◆ **STATED GOAL**:
Only the number is wanted: count the lines that include the word "this".

◆ **SOURCE MATERIAL**:

+++++

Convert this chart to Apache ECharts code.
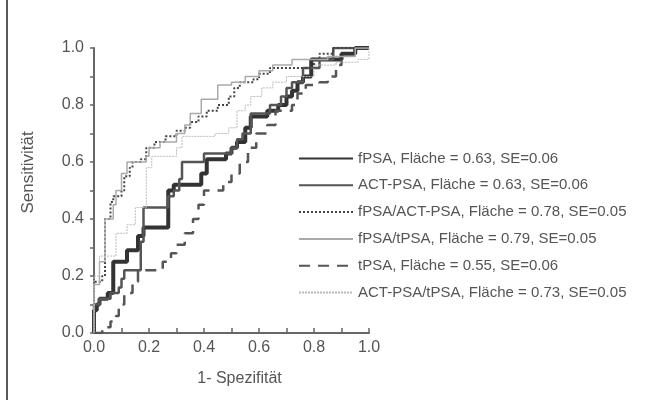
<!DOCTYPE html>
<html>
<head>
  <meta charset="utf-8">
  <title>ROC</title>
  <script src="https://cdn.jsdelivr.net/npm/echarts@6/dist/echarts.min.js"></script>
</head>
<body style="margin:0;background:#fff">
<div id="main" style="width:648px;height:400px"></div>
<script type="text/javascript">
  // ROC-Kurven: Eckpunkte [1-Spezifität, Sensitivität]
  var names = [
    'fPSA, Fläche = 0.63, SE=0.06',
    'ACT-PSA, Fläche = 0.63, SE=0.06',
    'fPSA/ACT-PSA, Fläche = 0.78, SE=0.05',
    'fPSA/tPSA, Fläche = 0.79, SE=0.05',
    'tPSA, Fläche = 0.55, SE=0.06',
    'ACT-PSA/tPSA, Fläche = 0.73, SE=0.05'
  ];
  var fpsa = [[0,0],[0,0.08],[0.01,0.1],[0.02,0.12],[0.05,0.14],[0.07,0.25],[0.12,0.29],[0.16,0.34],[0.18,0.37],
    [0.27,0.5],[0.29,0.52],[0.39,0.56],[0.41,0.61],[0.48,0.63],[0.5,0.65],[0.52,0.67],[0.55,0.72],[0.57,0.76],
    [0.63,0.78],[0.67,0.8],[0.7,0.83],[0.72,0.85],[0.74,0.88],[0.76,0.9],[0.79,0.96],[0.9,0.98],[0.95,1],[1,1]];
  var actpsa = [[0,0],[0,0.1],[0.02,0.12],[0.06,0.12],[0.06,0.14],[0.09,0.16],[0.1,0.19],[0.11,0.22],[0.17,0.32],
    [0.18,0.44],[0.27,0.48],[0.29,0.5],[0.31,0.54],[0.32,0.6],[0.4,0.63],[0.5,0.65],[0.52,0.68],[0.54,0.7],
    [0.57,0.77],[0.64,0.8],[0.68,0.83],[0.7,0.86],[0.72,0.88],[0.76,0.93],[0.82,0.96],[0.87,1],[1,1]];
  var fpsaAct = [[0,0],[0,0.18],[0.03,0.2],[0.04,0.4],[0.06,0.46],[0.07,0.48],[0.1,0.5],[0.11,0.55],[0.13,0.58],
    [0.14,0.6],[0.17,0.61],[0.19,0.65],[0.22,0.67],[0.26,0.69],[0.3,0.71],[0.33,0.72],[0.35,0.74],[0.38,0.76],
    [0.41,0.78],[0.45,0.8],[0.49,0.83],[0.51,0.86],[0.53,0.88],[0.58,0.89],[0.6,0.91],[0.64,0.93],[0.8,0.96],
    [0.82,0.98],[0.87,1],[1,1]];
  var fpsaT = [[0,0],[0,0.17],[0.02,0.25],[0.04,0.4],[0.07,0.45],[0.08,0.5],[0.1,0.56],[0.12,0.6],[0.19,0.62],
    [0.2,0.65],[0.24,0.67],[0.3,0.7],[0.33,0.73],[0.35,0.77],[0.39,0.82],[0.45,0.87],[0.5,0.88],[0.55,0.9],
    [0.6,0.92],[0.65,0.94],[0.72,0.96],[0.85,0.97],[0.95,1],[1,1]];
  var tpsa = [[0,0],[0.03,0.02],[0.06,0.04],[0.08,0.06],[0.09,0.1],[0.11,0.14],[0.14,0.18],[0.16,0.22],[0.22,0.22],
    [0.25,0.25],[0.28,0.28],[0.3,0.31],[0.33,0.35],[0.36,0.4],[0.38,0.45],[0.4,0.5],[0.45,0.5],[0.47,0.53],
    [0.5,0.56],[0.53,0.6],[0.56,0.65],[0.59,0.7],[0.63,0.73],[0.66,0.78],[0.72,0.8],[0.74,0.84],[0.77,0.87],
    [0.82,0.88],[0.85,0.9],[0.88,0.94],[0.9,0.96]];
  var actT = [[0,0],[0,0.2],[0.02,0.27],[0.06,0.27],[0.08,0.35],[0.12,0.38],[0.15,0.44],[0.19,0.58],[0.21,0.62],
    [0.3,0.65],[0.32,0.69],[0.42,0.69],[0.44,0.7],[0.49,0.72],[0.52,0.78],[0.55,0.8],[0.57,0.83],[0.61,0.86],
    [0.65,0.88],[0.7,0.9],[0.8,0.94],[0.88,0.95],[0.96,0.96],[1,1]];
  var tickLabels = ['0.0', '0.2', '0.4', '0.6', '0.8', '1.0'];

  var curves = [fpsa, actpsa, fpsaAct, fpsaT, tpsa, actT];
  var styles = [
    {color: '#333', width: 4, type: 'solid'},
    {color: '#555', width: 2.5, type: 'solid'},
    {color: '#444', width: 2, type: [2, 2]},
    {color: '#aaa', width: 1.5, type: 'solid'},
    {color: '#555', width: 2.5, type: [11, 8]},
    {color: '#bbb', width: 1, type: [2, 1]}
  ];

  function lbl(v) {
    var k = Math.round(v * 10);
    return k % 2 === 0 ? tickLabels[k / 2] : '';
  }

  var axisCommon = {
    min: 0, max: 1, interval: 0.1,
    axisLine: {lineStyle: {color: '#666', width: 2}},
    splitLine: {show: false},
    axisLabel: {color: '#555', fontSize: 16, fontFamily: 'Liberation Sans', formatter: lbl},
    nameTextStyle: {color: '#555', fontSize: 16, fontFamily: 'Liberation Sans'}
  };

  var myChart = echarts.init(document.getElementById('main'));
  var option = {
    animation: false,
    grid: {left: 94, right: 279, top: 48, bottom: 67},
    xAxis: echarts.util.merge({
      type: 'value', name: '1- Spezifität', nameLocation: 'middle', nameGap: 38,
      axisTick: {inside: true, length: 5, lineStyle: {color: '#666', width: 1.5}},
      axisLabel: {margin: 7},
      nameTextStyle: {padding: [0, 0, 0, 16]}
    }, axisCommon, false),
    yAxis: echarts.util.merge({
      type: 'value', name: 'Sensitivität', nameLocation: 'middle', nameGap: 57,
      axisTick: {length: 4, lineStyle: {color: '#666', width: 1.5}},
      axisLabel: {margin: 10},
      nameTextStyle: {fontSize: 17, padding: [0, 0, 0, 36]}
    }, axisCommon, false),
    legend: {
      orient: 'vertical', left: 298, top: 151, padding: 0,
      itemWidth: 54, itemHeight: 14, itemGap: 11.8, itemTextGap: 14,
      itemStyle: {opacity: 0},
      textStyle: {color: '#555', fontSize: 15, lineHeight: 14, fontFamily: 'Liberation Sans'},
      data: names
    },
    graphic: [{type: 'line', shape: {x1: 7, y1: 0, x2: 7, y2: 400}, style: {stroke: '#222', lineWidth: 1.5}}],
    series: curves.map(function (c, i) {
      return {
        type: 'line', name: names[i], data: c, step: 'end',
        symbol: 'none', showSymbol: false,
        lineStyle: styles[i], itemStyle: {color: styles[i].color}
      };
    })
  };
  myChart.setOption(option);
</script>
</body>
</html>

+++++

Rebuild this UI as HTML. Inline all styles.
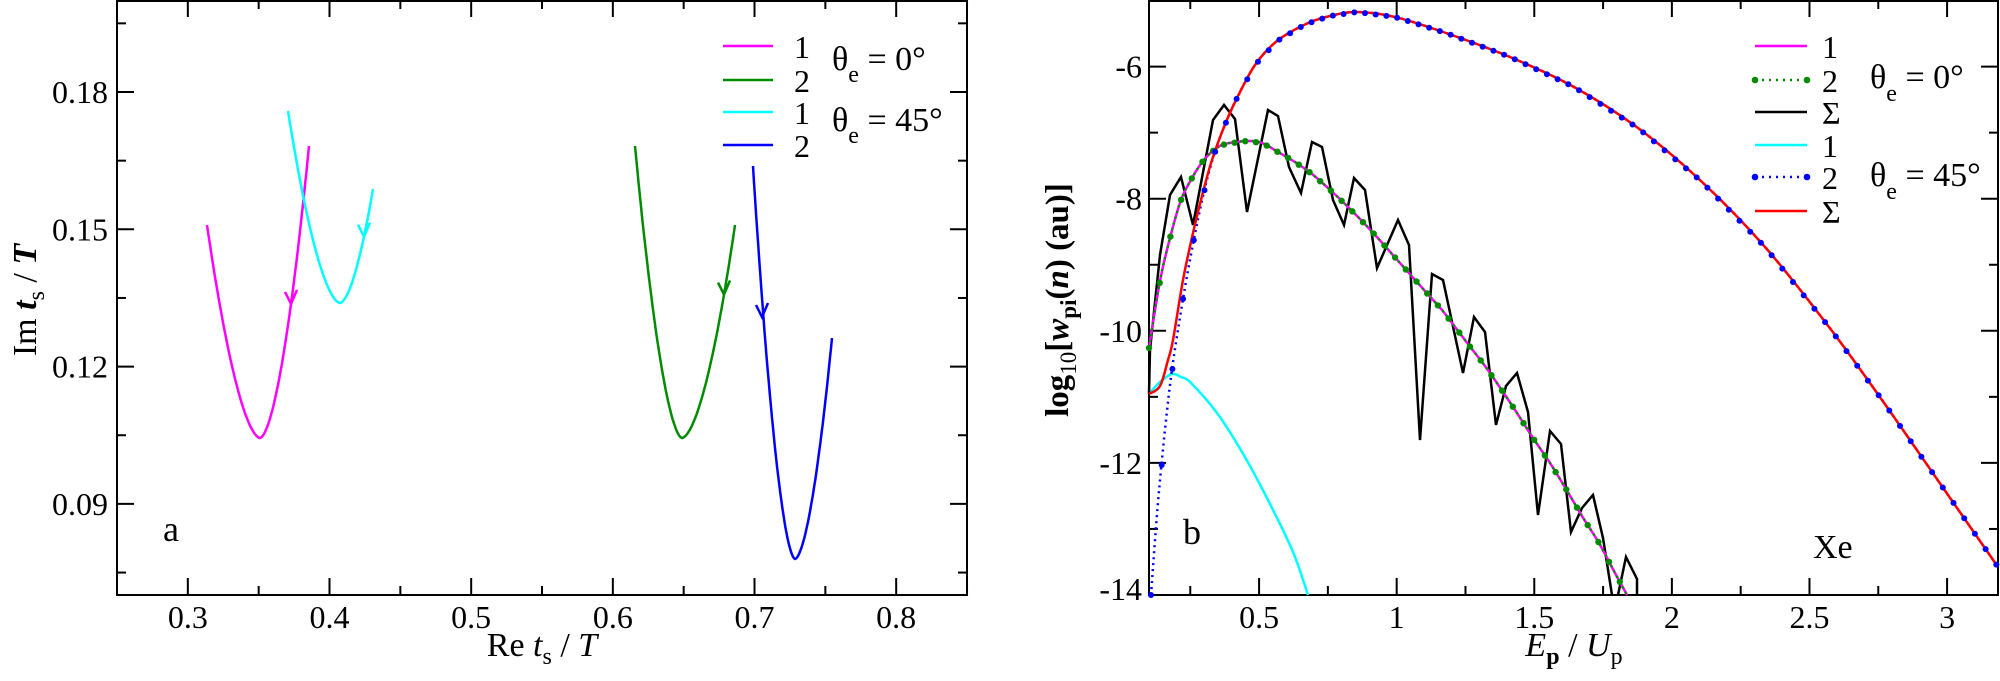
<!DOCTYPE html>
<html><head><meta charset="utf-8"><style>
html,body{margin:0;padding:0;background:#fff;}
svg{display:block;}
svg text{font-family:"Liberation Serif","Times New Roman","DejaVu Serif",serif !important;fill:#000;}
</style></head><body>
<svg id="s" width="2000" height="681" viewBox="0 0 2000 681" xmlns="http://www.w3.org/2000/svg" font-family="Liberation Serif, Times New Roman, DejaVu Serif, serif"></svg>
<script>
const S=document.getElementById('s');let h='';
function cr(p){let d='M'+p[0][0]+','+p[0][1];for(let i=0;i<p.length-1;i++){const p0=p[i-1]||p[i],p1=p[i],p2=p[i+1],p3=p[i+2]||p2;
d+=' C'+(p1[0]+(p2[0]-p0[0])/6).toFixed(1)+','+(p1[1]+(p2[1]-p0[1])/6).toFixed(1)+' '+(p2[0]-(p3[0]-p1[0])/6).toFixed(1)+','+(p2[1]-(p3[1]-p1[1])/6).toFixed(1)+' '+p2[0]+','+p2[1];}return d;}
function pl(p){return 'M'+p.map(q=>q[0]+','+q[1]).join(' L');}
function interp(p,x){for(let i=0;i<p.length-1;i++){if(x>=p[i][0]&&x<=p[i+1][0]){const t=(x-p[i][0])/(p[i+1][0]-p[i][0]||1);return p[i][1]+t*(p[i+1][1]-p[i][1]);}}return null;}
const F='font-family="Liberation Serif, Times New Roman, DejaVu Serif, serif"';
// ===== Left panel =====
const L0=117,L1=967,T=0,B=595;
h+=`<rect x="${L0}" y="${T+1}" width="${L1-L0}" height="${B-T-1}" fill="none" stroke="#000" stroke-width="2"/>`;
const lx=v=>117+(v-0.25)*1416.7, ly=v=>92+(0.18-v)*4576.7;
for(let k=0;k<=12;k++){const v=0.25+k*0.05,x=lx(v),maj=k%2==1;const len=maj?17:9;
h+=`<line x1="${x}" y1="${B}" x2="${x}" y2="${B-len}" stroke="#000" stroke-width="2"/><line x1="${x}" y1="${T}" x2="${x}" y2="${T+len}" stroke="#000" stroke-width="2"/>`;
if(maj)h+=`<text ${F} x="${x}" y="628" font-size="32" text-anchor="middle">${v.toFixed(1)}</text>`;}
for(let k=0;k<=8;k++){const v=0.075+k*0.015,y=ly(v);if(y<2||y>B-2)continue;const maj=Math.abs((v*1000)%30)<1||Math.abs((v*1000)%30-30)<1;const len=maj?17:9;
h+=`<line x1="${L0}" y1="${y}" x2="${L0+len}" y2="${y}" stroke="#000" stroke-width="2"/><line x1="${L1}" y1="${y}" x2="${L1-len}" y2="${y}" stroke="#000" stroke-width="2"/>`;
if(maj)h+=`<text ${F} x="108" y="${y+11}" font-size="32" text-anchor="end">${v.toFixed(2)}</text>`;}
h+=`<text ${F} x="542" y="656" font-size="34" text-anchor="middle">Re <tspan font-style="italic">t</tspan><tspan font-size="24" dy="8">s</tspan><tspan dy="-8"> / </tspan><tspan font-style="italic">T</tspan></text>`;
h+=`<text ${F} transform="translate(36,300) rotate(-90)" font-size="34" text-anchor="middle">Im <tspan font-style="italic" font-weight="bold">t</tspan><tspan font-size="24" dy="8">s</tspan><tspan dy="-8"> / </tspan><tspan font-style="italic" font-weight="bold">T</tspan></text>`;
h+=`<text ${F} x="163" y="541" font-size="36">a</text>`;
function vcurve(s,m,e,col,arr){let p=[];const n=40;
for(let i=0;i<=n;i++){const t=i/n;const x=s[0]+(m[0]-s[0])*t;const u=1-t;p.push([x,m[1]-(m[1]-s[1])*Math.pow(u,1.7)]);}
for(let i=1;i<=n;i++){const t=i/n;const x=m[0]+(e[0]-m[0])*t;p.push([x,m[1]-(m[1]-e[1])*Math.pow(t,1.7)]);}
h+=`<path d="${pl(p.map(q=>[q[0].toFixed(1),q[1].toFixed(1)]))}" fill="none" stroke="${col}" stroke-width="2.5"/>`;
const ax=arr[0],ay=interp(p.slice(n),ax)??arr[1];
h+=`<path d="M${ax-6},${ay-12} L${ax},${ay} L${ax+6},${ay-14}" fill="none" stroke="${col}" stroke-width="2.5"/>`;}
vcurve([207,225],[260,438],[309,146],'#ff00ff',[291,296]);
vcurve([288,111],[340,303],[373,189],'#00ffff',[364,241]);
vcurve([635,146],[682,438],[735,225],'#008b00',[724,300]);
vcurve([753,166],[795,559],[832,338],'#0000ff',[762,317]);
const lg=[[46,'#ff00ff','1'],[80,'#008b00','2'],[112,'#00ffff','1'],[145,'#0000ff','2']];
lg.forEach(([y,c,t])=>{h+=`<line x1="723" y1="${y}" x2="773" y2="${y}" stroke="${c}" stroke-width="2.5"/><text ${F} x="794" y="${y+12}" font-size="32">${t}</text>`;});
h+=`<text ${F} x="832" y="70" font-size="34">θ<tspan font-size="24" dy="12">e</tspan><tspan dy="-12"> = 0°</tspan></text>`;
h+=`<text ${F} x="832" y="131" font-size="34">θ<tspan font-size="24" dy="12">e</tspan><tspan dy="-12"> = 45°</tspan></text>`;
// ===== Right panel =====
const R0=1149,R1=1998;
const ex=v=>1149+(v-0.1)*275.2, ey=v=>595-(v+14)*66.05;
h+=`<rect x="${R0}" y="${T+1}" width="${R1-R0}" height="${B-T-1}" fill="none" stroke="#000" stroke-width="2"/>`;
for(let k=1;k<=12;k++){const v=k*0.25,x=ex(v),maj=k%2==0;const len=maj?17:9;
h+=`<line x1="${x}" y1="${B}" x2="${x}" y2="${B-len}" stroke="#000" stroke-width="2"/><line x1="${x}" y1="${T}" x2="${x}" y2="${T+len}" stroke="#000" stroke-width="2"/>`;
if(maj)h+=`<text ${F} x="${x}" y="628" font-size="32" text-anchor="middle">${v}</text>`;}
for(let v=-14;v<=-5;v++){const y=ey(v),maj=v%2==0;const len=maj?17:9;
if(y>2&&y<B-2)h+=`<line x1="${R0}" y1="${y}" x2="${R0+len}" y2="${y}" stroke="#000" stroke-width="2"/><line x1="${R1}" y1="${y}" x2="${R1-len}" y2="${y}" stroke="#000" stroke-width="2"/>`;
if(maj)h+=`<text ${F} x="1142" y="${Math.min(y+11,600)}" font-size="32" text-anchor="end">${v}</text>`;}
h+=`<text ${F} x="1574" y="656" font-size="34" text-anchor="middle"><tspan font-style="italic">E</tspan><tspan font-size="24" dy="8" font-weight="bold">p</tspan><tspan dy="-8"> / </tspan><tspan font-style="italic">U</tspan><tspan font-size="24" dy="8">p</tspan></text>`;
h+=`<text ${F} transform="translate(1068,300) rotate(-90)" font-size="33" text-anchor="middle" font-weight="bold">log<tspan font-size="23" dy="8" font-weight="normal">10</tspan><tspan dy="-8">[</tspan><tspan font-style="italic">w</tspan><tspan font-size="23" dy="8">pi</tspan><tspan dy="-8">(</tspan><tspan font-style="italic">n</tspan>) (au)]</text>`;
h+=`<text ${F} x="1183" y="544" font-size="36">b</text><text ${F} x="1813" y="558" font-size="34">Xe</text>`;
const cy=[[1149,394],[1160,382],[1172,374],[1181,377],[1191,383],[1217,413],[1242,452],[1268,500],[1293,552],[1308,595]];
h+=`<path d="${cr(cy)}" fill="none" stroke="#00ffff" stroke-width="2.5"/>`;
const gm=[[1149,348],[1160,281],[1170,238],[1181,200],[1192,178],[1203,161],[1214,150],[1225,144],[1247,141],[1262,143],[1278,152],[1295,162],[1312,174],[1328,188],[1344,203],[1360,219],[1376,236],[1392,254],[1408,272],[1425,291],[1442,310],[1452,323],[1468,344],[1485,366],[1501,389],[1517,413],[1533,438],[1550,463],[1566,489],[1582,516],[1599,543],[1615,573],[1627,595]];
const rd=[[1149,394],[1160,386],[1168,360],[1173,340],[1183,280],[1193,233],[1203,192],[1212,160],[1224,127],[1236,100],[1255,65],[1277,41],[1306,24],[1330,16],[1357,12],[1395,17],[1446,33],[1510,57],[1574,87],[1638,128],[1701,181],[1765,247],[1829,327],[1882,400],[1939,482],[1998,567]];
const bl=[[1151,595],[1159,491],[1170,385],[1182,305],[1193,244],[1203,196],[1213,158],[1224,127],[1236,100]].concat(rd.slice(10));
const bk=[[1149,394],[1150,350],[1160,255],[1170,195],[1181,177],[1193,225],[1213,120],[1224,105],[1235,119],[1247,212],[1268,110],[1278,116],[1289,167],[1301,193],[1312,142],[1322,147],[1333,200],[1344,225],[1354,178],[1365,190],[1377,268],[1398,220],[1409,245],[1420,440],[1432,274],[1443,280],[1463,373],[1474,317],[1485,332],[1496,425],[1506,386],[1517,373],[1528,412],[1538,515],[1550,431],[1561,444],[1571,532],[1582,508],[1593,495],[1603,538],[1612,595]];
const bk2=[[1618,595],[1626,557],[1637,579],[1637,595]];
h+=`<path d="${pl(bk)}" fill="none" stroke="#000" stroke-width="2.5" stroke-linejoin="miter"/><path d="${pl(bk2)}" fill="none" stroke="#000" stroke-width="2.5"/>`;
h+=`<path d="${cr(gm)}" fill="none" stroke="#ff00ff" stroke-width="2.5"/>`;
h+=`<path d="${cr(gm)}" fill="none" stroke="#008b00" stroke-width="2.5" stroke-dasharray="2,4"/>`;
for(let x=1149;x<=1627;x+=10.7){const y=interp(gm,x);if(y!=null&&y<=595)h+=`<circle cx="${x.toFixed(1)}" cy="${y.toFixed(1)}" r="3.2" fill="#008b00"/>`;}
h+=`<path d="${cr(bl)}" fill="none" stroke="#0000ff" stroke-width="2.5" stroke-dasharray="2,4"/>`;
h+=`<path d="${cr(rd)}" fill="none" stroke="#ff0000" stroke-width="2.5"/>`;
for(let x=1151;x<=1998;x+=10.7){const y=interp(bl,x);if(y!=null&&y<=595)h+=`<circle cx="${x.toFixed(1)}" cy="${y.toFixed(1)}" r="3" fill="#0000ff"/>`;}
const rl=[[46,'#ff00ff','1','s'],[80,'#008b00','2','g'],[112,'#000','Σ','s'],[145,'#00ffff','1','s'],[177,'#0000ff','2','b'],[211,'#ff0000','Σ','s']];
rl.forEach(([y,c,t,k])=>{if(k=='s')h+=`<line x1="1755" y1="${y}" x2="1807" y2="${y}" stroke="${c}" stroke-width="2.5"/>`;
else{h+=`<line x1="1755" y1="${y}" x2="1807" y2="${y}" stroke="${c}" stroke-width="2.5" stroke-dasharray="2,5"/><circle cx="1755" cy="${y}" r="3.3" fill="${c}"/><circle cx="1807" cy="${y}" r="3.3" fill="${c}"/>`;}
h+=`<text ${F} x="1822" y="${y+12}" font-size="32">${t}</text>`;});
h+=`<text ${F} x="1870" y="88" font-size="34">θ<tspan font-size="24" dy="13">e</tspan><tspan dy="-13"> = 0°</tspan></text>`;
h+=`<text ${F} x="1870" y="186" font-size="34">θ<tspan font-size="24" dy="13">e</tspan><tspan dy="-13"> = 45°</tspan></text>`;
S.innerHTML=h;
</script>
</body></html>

+++++

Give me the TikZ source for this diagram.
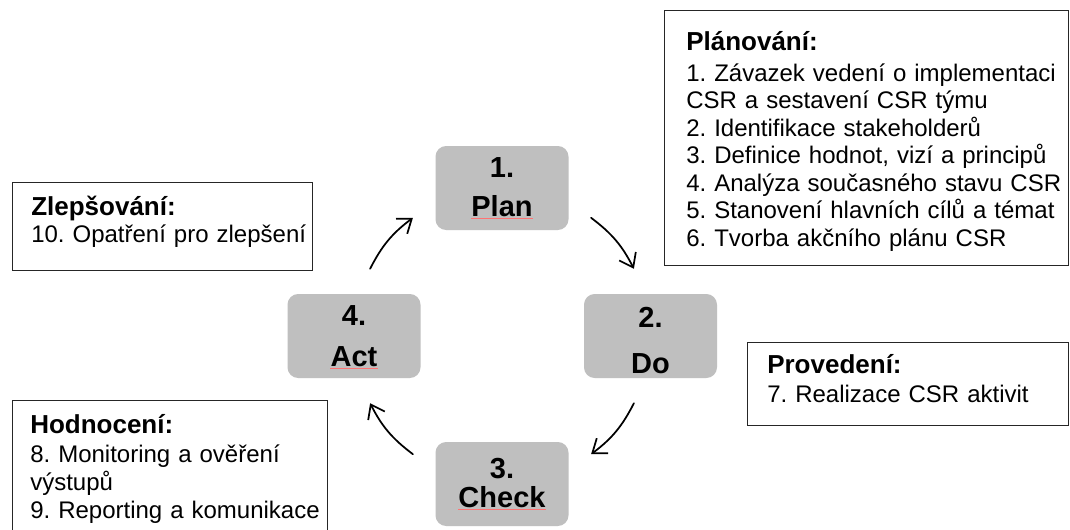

+++++

◆ **OUTPUT**:
3